What the task asks ->
Tally the lines that contain "document" and report the total alone.

Provided data ->
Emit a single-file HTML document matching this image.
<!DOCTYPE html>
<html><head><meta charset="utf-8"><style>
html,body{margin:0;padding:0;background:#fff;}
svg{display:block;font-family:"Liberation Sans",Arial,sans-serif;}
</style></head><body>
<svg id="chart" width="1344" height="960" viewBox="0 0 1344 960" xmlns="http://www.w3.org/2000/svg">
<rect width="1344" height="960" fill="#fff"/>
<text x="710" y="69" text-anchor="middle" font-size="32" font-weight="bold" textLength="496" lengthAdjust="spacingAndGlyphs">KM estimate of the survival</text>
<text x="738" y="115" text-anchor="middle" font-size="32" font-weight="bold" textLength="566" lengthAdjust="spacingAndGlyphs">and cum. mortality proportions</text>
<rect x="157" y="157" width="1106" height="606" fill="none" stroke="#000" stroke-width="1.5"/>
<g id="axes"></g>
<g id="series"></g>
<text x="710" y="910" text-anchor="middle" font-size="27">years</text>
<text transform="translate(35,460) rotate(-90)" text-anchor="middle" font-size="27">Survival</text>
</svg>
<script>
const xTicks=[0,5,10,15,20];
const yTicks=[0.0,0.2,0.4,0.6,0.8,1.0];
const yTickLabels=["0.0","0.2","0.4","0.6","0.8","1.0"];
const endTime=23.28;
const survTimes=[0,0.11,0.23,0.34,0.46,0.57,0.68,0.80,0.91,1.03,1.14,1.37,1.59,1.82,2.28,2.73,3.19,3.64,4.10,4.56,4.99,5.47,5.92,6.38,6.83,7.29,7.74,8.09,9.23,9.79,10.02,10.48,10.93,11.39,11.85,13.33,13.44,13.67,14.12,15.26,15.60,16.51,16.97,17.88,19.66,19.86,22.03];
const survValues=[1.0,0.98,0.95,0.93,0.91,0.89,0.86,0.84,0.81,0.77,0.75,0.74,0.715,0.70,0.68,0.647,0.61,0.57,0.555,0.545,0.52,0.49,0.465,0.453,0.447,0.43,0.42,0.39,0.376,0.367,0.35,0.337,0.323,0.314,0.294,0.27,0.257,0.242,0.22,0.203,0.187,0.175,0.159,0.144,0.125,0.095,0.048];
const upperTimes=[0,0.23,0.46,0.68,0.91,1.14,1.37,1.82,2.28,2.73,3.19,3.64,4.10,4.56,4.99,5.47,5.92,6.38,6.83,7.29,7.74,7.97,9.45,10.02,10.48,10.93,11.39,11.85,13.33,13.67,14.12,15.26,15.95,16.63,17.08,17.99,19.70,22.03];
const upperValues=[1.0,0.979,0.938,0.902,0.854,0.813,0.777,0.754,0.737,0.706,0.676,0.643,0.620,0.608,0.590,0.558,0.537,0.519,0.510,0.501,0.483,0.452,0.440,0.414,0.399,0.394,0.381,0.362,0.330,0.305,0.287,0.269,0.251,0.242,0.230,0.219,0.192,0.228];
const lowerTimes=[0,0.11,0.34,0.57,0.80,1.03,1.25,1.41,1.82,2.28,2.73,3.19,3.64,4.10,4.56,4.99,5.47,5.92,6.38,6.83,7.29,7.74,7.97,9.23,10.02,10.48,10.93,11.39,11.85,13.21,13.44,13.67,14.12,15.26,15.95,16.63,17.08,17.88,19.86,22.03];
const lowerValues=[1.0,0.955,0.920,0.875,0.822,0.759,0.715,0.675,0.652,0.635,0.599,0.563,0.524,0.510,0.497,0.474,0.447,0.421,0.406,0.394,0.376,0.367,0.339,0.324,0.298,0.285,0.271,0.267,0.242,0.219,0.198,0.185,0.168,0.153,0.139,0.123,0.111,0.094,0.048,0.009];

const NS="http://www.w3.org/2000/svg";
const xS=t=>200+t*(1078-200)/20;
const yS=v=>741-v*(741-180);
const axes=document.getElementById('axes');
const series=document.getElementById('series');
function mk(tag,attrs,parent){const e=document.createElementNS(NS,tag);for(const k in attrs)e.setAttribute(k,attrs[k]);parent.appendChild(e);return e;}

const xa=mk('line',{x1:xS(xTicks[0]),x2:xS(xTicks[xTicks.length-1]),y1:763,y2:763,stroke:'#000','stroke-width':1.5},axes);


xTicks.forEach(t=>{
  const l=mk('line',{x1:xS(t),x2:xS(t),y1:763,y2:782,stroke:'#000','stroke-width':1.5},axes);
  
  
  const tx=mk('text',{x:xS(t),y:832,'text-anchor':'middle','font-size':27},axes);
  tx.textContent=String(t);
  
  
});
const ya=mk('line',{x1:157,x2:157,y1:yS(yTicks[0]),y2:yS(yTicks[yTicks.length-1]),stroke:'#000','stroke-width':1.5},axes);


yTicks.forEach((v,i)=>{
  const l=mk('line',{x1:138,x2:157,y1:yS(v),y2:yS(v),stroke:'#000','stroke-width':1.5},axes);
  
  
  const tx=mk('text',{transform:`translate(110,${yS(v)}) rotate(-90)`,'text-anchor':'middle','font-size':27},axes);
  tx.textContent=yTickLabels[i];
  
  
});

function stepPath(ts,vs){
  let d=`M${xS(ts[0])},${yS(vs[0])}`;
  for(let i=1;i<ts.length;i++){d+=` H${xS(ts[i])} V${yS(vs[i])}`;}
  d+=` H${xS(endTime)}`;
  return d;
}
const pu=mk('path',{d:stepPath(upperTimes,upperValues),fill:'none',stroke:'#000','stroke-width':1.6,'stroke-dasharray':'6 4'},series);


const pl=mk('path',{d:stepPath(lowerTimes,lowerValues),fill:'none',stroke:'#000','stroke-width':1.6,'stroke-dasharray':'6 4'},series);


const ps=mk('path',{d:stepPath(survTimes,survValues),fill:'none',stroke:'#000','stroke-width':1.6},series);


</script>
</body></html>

Solution ->
4